Reply To: Would you Ken?


Ahh what great nostalgia! I have very fond memories growing up with these games. For me it was Kings Quest V that started it all for me, I’d just turned 13 when it came out and 256 colors was a big deal, then we heard the game with a Sound Blaster! woo hoo sound baby (not being sarcastic, I thought it was the coolest thing ever seriously). No game before or after ever captivated me in the same way, the whole family would get together a few hours a day to try and solve the puzzles, I’d say (IMO) that was very close to the peak of quality from Sierra (KQ6 was excellent as well). I never really cared for the SCI 32 engine used later on in KQ7, just didn’t have the same feel went too far off into another direction, wasn’t KQ to me anymore and the animated style just didn’t work for me.
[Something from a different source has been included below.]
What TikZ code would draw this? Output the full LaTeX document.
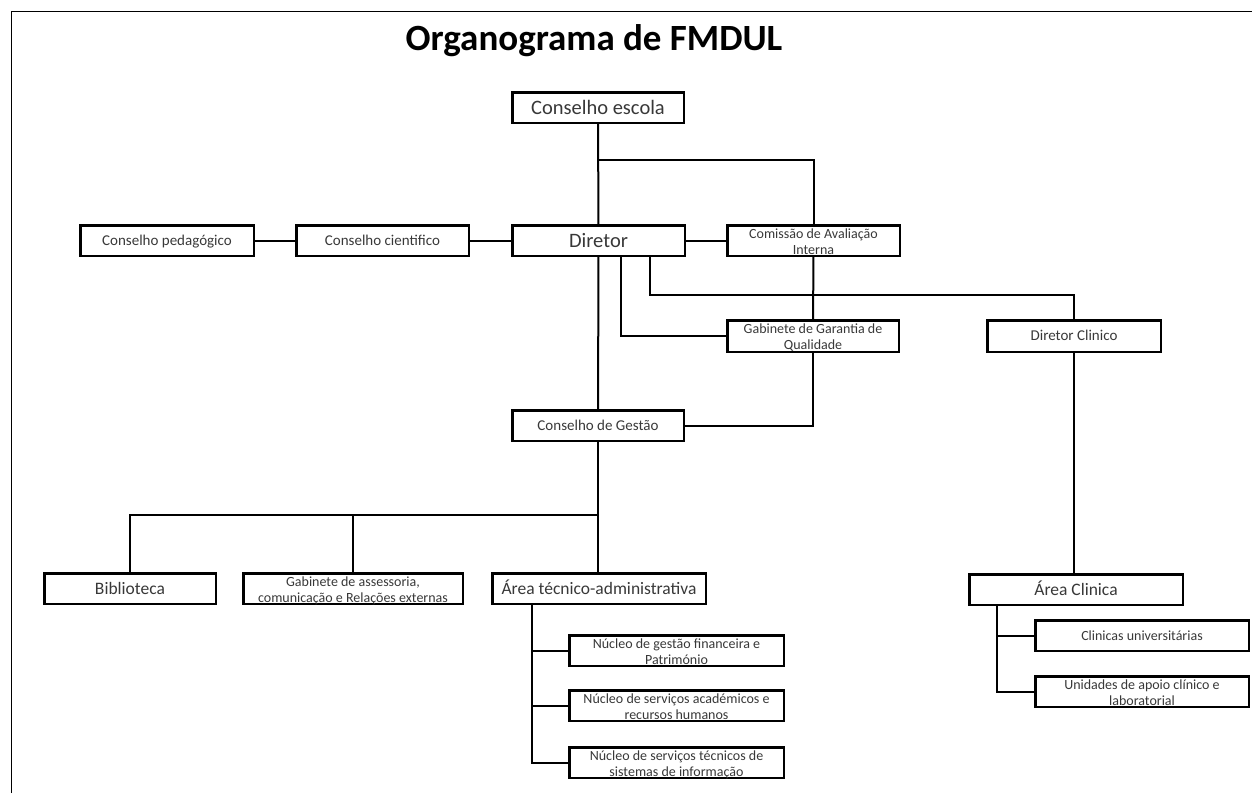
\documentclass[tikz,border=0pt]{standalone}
\usepackage{fontspec}
\setmainfont{Carlito}
\usetikzlibrary{positioning}

\begin{document}
\begin{tikzpicture}[x=1pt,y=-1pt,
    box/.style={draw, line width=2.5pt, inner sep=0pt, align=center, text=black!78, minimum height=30.5pt},
    link/.style={line width=2pt},
    fbig/.style={font=\fontsize{20.5}{24}\selectfont, text height=13.2pt, text depth=0pt},
    fmid/.style={font=\fontsize{17.5}{20}\selectfont, text height=11.3pt, text depth=0pt},
    fnorm/.style={font=\fontsize{15}{18}\selectfont, text height=9.7pt, text depth=0pt},
    fone/.style={font=\fontsize{14}{16}\selectfont, text height=9pt, text depth=0pt},
    ftwo/.style={font=\fontsize{14}{16}\selectfont, text height=27pt, text depth=0pt}]
    \useasboundingbox (0,0) rectangle (1252,793);
    \draw[line width=1pt] (11,793) -- (11,11) -- (1252,11);
    \node[font=\bfseries\fontsize{37}{40}\selectfont, anchor=base] (title) at (594,50) {Organograma de FMDUL};

    % topo
    \node[box,fbig,minimum width=171.5pt] (esc) at (598,107.5) {Conselho escola};
    \node[box,fbig,minimum width=172.5pt] (dir) at (598.5,240.5) {Diretor};
    \node[box,fnorm,minimum width=172.5pt] (cie) at (382.5,240.5) {Conselho cientifico};
    \node[box,fnorm,minimum width=173.5pt] (ped) at (167,240.5) {Conselho pedagógico};
    \node[box,ftwo,minimum width=172.5pt] (com) at (813.5,240.5) {Comissão de Avaliação\\Interna};
    \node[box,ftwo,minimum width=171.5pt,minimum height=31.5pt] (gq) at (813,336) {Gabinete de Garantia de\\Qualidade};
    \node[box,fnorm,minimum width=173.5pt,minimum height=31.5pt] (dc) at (1074,336) {Diretor Clinico};
    \node[box,fnorm,minimum width=171.5pt] (ges) at (598,425.5) {Conselho de Gestão};

    % segundo nivel
    \node[box,fmid,minimum width=171.5pt] (bib) at (130,588.5) {Biblioteca};
    \node[box,ftwo,minimum width=219.5pt] (gab) at (353,588.5) {Gabinete de assessoria,\\comunicação e Relações externas};
    \node[box,fmid,minimum width=213.5pt] (atec) at (599,588.5) {Área técnico-administrativa};
    \node[box,fmid,minimum width=213.5pt] (acl) at (1076,589.5) {Área Clinica};

    \node[box,ftwo,minimum width=214.5pt] (n1) at (676.5,650.5) {Núcleo de gestão financeira e\\Património};
    \node[box,ftwo,minimum width=214.5pt] (n2) at (676.5,705.5) {Núcleo de serviços académicos e\\recursos humanos};
    \node[box,ftwo,minimum width=214.5pt] (n3) at (676.5,762.5) {Núcleo de serviços técnicos de\\sistemas de informação};
    \node[box,fone,minimum width=213.5pt] (cu) at (1142,635.5) {Clinicas universitárias};
    \node[box,ftwo,minimum width=213.5pt] (ua) at (1142,691.5) {Unidades de apoio clínico e\\laboratorial};

    \coordinate (j1) at (598,160);
    \coordinate (j2) at (598,515);

    \draw[link] (esc) -- (dir);
    \draw[link] (j1) -| (com);
    \draw[link] (ped) -- (cie);
    \draw[link] (cie) -- (dir);
    \draw[link] (dir) -- (com);
    \draw[link] (com) -- (gq);
    \draw[link] ([xshift=22.5pt]dir.south) |- (gq);
    \draw[link] ([xshift=51.5pt]dir.south) |- ([yshift=24pt]dc.north) -- (dc);
    \draw[link] (dir) -- (ges);
    \draw[link] (gq) |- (ges);
    \draw[link] (dc) -- (dc |- acl.north);
    \draw[link] (ges) -- (ges |- atec.north);
    \draw[link] (j2) -| (bib);
    \draw[link] (j2) -| (gab);
    \draw[link] ([xshift=-67pt]atec.south) |- (n1);
    \draw[link] ([xshift=-67pt]atec.south) |- (n2);
    \draw[link] ([xshift=-67pt]atec.south) |- (n3);
    \draw[link] ([xshift=-79pt]acl.south) |- (cu);
    \draw[link] ([xshift=-79pt]acl.south) |- (ua);
\end{tikzpicture}
\end{document}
Although I think the SCI 32 cell animation did work with LSL7, which to me was a good fit with the style/feel of the series.

I completely respect Ken’s decisions and even have more respect for the fact that he actually disclosed the fact he was offered a chance to buy the company back (he could have easily just not said anything, but for respect of his fans perhaps he doesn’t want to give us false hope). All good things do come to an end sometimes, we always want to hold on to the good things in the past and perhaps change what we might think were previous mistakes. We all know things got real ugly in the years following the original sale of the company to CUC. I think things started back when they went public (yes it was good for the growth of the business, but the core of the company started to unravel). It was the end of a great time in the gaming times have changed and we have to remember the good times.

Capitalism is what happened! Things change technology changes, the markets change. I don’t believe Sierra could ever come back to the size it was before, perhaps a much smaller niche gaming company/project that would start off with one small project and then stay small.

The price was probably not right for this (sale of Sierra to back to Ken) and as Ken says the timing is not right for him or the economy. You have to take a step back and think Ken is a human being just like the rest of us and more than entitled to enjoy his life and family as he sees fit. I’d like to see anyone take themselves out of retirement and risk their life savings on a 2nd chance, there are more thing to life than a 2nd go at it . Another thing we might overlook is how much time and effort it takes to run a successful business, it took years for the Ken and Roberta to put that workforce together and build that goodwill.

Don’t get me wrong I would absolutely love it if they made some form of a comeback. My pitch on a comeback would be to stick with what works and the simple beauty of the original games, forget all the latest and the greatest software rendering technology (I hated KQ Mask of Eternity even thought it seems to have been a commercial success) . Come to a licensing agreement with no upfront fees (lowering initial capital cost) to use one of the original IPs (i.e., Kings Quest). Then work your magic to raise some capital and put together a team that can do it as a side project. Now the target market is very niche, id say its mostly men now ages 30-50 who enjoyed the original games. What do they/we like the originals, text is ok, 2d is fantastic, pixilated even better, old school, the real magic is the story and the puzzles. You can leverage today’s technology to come out with fantastic retro tittles that I think could be economically reasonable to make (bad analogy, but think how South Park cartoon creators use software engines similar to those used in the making of Jurassic Park to make cut and paste looking animation – what used to take them days before to animate now only takes hours). I know I love the old school, I recently started playing KQ5 again and tried out the Roland Midi sound and the CD version and actually didn’t like it, reverted to the good old original and loved it. Even in these tough economic times I would dish out the cash to buy good old Sierra magic.
Basically the simple classic ingredients model, no fluff. Simple and cheap, not looking to make it rich just pay for itself and maybe a little extra without killing yourself putting it together.

I wonder if Ken would give me an informed opinion if a project like this would/could ever happen in today’s world you being expert (me the BS speculator).